Your task:
Without the pictures, please reproduce only the lines from the one with "Give me the" through the one with "ReferenceLine, XAxis, YAxis", both included.

#### Material supplied

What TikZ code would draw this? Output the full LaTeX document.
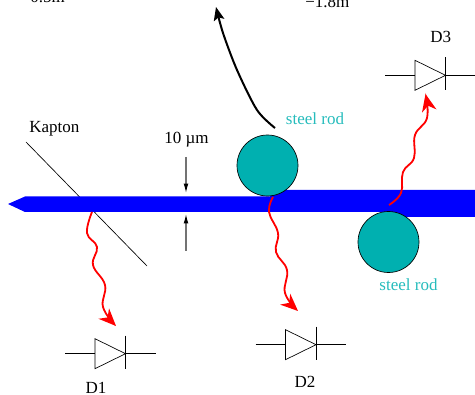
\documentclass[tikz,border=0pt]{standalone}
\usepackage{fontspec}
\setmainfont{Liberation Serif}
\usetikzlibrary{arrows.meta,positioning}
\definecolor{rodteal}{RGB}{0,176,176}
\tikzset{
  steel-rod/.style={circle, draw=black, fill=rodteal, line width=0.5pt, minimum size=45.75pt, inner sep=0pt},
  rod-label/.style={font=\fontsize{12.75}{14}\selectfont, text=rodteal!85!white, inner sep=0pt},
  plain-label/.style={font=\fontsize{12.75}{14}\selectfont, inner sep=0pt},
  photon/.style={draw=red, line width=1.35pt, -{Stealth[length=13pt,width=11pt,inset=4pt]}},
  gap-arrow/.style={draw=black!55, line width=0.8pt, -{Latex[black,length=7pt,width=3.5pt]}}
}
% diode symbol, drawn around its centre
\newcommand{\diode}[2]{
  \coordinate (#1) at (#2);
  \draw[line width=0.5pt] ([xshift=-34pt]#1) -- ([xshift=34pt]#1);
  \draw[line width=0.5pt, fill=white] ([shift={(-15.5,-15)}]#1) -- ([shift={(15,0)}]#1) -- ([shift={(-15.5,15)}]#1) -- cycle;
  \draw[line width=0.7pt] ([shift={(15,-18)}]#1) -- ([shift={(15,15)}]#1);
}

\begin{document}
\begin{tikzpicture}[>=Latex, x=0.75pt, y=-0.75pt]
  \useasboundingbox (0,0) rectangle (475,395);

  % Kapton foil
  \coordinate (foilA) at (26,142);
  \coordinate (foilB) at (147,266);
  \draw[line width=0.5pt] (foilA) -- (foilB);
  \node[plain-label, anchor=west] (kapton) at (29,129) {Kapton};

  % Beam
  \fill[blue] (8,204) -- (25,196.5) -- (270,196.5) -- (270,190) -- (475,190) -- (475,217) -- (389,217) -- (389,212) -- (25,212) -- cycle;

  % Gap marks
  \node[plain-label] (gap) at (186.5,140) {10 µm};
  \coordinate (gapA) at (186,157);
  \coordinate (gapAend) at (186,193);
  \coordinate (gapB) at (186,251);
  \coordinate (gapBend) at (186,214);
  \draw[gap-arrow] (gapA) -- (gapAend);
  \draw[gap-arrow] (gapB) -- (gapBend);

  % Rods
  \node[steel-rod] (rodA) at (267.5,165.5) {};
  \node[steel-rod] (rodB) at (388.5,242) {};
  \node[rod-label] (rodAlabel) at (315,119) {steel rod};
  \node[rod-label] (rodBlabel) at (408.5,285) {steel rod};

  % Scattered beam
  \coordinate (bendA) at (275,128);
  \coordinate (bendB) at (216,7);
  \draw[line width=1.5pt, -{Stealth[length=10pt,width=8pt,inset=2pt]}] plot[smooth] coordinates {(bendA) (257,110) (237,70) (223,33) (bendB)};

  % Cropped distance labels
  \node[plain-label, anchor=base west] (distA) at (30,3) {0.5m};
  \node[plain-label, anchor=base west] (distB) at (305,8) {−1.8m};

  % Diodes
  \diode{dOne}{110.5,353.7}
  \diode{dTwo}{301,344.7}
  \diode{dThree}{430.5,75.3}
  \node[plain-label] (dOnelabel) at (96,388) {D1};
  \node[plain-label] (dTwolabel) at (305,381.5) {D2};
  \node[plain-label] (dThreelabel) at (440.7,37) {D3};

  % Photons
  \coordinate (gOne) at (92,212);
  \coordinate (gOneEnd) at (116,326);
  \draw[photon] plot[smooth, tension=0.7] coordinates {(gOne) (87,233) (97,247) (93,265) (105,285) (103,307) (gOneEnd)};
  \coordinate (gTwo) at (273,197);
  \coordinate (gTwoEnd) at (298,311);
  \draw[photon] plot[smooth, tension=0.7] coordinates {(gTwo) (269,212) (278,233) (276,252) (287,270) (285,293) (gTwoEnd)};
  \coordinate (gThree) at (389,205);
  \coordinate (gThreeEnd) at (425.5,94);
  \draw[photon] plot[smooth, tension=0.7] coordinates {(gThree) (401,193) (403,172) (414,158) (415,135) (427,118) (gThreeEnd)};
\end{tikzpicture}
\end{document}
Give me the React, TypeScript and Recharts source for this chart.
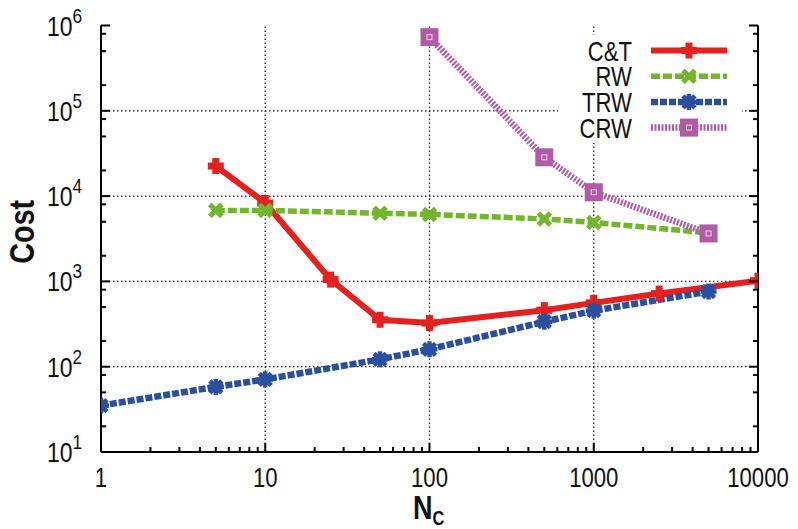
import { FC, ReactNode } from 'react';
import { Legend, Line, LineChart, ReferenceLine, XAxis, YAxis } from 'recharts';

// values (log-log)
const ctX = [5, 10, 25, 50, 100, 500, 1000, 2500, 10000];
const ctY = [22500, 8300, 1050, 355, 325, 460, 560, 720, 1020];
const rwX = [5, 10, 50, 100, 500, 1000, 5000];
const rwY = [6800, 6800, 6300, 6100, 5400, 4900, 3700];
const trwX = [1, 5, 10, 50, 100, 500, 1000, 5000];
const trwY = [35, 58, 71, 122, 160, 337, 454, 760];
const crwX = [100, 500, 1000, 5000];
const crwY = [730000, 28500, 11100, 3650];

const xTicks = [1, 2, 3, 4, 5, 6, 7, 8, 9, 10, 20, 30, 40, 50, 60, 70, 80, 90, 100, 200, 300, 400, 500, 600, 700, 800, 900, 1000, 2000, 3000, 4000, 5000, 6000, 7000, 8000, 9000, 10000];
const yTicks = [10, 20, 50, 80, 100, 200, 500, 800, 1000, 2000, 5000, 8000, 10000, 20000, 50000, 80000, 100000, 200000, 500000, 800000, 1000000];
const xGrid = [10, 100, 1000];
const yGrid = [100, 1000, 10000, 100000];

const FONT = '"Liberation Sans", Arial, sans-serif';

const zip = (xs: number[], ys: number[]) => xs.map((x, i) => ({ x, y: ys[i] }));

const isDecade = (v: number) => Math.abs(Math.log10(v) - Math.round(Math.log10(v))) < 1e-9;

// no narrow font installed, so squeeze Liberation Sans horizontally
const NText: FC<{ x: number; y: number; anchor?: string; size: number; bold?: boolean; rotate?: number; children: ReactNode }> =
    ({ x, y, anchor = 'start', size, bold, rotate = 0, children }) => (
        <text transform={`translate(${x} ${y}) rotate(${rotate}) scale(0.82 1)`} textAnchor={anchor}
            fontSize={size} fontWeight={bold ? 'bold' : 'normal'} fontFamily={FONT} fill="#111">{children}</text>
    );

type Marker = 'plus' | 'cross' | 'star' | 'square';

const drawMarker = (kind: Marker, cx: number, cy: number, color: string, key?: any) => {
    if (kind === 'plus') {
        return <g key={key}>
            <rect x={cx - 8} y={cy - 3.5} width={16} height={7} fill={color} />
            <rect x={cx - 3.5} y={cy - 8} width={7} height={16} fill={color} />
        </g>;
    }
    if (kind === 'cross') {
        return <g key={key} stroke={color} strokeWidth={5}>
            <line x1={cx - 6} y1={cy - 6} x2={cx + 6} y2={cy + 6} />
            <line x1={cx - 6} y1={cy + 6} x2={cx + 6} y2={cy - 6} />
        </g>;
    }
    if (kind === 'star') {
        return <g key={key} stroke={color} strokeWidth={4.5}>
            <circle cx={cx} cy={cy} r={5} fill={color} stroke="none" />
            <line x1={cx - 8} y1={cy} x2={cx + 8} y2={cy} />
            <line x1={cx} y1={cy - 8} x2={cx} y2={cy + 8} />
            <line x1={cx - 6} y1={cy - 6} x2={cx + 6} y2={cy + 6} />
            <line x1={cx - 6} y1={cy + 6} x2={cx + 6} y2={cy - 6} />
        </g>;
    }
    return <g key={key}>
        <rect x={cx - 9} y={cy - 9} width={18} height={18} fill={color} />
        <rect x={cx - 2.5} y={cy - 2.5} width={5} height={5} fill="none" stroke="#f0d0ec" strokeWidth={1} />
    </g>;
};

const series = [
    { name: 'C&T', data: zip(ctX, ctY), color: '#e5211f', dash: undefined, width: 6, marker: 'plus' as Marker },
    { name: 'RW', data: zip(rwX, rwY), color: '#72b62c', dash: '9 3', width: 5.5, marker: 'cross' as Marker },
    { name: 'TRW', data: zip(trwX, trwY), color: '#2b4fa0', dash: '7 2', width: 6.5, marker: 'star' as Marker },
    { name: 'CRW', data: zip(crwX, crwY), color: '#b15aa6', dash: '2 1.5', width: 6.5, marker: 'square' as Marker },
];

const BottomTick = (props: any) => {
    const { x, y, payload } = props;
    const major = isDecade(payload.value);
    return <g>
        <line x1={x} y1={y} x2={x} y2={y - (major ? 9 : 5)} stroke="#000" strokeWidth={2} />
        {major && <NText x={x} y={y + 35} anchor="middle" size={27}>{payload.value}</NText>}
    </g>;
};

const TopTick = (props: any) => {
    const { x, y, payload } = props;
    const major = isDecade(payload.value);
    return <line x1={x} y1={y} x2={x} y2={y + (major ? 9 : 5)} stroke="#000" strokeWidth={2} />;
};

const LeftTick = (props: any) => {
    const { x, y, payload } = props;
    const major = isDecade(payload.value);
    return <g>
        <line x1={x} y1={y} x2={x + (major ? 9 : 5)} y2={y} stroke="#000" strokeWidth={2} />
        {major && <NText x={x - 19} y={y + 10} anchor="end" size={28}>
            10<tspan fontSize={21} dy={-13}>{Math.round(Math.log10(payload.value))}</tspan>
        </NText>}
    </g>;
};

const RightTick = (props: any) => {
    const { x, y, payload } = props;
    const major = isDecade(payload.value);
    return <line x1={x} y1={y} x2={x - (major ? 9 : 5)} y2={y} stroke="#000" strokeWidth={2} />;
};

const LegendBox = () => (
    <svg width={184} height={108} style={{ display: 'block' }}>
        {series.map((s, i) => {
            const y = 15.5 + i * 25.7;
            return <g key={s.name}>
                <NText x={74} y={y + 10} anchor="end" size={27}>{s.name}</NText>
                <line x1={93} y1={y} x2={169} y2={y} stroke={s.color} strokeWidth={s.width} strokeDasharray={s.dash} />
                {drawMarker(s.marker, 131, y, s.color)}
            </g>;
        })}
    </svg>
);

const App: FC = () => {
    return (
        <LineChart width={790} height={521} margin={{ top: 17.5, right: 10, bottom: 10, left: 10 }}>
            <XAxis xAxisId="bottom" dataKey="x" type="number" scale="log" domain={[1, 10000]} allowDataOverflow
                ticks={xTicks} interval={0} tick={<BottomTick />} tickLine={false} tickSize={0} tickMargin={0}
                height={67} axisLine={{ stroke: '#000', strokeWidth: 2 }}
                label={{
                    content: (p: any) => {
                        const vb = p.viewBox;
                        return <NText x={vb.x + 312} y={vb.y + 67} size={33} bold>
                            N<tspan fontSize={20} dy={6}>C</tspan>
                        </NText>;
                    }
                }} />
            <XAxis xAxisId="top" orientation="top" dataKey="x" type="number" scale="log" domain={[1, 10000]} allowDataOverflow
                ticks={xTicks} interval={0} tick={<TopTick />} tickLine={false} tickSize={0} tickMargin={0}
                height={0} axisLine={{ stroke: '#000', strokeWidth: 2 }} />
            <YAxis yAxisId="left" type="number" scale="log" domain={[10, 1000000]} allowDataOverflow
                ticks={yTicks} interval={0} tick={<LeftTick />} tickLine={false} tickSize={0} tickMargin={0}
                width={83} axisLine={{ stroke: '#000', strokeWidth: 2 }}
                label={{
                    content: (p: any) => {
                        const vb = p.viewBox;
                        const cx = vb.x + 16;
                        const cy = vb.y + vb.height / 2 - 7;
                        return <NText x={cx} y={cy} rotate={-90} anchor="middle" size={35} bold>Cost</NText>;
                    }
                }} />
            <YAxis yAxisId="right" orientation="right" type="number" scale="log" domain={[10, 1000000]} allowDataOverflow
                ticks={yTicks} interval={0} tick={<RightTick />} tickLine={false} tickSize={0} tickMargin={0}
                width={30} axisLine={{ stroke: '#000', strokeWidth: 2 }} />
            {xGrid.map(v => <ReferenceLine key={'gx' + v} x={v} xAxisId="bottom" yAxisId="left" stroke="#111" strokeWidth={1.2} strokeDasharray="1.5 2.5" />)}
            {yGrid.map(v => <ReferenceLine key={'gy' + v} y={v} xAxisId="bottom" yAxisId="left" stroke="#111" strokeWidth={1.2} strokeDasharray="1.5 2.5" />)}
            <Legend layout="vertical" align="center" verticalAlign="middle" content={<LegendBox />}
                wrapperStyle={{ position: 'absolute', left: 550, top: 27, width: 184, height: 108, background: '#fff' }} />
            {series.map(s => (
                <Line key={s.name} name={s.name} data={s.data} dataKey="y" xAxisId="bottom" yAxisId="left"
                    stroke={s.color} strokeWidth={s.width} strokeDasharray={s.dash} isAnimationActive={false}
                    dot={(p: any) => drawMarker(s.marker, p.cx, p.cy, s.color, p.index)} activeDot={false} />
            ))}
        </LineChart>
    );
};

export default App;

########

Result:
Give me the React, TypeScript and Recharts source for this chart.
import { FC, ReactNode } from 'react';
import { Legend, Line, LineChart, ReferenceLine, XAxis, YAxis } from 'recharts';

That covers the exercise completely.